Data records
* Begin *

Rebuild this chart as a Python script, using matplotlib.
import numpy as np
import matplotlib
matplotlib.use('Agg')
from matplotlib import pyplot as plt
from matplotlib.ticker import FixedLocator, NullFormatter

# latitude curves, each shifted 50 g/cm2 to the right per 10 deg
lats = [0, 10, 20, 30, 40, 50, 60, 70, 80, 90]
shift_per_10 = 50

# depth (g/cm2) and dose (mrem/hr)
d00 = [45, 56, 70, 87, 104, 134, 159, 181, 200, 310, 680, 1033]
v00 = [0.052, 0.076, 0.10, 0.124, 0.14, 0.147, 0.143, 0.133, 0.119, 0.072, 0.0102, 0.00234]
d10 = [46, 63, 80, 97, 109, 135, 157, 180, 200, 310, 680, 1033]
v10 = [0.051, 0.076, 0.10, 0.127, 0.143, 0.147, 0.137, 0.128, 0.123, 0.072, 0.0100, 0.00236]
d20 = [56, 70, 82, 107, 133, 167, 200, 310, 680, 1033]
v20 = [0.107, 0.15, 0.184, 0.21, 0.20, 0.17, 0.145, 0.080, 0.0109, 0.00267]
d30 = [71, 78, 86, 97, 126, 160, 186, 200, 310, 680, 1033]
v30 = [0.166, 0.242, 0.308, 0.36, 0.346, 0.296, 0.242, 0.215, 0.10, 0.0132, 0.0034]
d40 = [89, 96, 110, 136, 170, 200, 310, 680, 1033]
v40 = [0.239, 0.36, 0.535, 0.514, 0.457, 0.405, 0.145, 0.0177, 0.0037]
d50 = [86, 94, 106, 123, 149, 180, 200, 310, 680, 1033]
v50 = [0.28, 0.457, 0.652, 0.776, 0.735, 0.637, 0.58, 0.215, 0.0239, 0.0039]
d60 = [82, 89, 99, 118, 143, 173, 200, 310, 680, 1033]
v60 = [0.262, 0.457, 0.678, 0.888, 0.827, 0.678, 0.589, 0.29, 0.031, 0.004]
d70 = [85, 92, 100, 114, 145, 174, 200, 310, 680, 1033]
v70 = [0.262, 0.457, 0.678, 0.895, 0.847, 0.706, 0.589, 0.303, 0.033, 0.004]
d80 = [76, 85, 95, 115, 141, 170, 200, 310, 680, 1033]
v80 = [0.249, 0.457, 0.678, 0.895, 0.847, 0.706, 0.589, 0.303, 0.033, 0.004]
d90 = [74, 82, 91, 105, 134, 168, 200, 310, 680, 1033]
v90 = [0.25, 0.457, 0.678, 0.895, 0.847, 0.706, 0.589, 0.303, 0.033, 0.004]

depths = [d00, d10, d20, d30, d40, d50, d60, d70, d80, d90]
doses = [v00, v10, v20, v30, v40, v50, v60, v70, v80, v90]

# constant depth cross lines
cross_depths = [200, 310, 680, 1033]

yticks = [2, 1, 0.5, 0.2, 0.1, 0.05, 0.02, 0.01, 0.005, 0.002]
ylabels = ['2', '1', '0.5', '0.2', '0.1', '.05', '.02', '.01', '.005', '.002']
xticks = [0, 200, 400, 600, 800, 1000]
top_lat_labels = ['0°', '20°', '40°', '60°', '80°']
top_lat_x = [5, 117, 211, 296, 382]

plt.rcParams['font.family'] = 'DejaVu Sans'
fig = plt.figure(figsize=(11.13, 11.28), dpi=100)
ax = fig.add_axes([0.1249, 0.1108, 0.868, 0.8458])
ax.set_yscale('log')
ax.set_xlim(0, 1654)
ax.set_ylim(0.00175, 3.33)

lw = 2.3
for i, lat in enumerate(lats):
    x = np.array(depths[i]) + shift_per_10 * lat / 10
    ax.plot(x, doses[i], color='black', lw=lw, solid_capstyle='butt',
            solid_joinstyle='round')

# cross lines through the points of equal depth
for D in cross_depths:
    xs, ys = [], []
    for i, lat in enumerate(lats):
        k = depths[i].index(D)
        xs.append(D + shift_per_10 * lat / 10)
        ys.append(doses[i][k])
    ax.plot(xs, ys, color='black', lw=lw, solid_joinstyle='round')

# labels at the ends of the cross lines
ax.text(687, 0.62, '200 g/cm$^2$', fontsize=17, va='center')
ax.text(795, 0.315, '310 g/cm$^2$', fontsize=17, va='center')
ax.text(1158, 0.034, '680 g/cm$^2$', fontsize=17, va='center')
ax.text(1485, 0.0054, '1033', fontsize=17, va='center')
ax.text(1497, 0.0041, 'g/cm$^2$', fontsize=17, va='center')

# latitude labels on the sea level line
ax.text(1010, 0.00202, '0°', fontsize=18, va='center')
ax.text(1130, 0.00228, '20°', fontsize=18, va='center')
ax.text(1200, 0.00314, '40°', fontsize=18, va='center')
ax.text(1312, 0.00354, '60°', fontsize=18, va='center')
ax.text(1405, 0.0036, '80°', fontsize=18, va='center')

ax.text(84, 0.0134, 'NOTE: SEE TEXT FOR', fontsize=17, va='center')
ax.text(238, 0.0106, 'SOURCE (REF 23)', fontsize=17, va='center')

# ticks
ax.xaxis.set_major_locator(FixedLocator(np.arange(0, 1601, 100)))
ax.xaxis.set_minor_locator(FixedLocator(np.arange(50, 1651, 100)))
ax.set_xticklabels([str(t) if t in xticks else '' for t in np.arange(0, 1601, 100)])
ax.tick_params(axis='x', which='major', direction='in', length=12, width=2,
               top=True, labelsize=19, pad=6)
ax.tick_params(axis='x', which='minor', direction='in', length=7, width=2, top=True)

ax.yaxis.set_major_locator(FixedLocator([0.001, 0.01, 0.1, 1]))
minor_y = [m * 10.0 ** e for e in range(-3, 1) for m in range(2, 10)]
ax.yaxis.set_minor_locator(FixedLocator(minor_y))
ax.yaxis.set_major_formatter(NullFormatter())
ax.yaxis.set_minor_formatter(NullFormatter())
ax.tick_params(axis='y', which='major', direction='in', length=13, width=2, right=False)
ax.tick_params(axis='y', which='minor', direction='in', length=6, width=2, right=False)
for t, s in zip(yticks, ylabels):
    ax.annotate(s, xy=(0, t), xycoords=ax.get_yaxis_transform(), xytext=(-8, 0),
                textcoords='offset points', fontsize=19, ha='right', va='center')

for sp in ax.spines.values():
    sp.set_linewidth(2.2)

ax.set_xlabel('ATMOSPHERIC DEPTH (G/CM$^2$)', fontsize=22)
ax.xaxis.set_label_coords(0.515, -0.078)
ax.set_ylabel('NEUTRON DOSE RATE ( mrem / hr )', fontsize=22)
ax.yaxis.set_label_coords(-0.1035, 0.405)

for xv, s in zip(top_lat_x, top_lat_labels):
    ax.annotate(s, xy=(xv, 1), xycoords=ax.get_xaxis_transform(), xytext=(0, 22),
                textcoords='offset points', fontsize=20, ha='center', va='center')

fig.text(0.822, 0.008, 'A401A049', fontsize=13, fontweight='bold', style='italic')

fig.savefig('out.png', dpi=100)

* End *
* Begin *

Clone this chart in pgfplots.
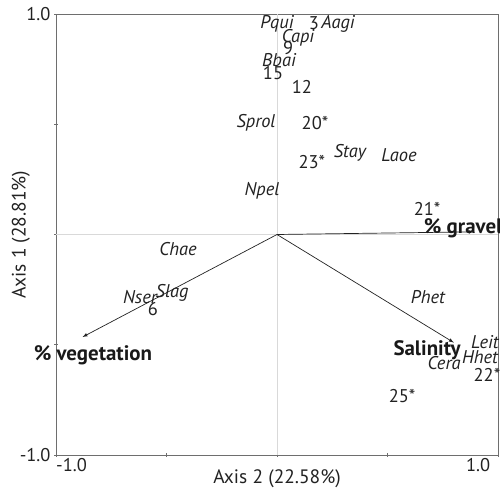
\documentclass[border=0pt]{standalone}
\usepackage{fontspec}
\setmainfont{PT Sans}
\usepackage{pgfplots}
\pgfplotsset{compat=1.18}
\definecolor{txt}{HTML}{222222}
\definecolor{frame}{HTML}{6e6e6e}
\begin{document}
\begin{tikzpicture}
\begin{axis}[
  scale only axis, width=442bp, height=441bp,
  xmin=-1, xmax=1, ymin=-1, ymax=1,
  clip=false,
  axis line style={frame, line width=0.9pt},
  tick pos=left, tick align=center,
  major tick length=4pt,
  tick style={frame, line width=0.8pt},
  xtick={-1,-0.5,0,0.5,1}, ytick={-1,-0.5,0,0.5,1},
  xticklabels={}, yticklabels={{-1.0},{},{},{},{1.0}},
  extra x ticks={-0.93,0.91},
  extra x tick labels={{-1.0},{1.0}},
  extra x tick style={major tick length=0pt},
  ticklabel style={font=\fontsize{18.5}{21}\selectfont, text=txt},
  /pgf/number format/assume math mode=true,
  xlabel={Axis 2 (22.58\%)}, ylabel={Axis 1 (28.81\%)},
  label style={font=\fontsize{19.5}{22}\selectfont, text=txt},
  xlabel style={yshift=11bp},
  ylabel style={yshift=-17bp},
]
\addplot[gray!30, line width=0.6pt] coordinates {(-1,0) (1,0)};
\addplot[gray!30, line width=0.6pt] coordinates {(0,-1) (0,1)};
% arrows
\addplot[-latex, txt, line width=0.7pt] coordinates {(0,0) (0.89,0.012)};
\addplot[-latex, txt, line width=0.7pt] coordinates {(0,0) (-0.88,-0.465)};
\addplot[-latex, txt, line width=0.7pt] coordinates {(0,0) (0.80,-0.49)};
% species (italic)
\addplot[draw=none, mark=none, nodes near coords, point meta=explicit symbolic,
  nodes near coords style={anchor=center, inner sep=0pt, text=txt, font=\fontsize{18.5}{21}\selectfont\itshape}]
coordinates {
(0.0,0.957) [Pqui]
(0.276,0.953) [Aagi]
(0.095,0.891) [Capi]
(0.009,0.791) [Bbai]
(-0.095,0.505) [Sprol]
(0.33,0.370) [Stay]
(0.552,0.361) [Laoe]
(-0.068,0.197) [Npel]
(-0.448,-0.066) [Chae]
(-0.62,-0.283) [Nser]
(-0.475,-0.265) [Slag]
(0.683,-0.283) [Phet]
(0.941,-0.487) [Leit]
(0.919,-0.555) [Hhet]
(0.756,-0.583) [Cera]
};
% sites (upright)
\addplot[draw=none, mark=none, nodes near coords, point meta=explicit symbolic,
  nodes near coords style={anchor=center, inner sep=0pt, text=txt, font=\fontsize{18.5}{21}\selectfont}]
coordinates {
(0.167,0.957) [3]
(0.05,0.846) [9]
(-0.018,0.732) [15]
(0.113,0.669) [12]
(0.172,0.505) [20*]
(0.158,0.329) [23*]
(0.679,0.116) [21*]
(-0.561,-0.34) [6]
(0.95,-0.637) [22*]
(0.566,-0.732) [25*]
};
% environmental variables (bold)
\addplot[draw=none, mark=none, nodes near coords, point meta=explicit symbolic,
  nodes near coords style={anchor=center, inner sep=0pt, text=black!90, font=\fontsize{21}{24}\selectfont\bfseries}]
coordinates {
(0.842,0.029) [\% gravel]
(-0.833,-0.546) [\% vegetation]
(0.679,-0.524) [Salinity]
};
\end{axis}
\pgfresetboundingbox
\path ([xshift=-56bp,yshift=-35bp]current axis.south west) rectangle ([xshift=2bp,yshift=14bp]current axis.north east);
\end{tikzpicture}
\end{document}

* End *

(INSTRUCTION):
Above is a listing; print exactly its lines from the one with "Rebuild this chart" through the one with "shift_per_10 = 50", and no other lines.

(WORKED SOLUTION):
Rebuild this chart as a Python script, using matplotlib.
import numpy as np
import matplotlib
matplotlib.use('Agg')
from matplotlib import pyplot as plt
from matplotlib.ticker import FixedLocator, NullFormatter

# latitude curves, each shifted 50 g/cm2 to the right per 10 deg
lats = [0, 10, 20, 30, 40, 50, 60, 70, 80, 90]
shift_per_10 = 50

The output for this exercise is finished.